“The Case for Open Space” was the theme of the Youth Summit workshop on January 16, 2016, designed for youth to give their input on the needs and opportunities for parks and recreational spaces in urban Los Angeles. The Outreach program helps coordinate the Environmental Committee of the Empowerment Congress, a civic engagement program of County Supervisor Mark Ridley-Thomas.
Eighty-five young adults from 8 organizations participated in the event at the University of Southern California, which kicked off with a keynote from D’artganan Scorza of the Social Justice Learning Institute on the power and importance of getting involved in changing the space around us.

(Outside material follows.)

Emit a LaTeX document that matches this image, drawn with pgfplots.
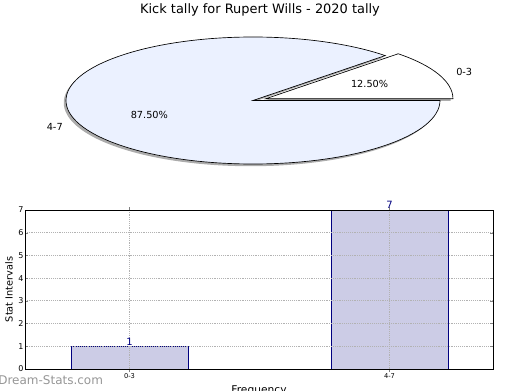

Urban planner James Rojas then led a hands-on activity called “Place It!” where each participant built their ideal park out of small objects. Many of the youth designed displays featured gardens and lush green spaces, places for families to walk and play, community centers, and many features. To connect students with current engagement efforts, Rita Robinson with the Department of Parks and Recreation led an activity similar to a community meeting for the Los Angeles County Park Needs Assessment.
Participants went through information and maps from their neighborhoods, and ranked their top priorities for parks. Participants were thinking of their families and whole community when they put at the top of the list: accessibility, changing stations, children’s playgrounds, bike lanes/paths, bike rental, community center, community garden, dog area/park, exercise equipment, pond, lighting, nursing/changing stations, picnic area, pool/splash pad, security features, trees, walking/jogging/hiking paths, and water fountains.
Comments from Mr. Rojas help to summarize the day:
“From the youth comments it was transformative for them. We were able to tap into knowledge that they didn’t even know they had! This gives them a new way of seeing and articulating their community needs, challenges, and opportunities from the built environment they experience every day. This empowers them to get involved, engage and become the future leaders in their community.”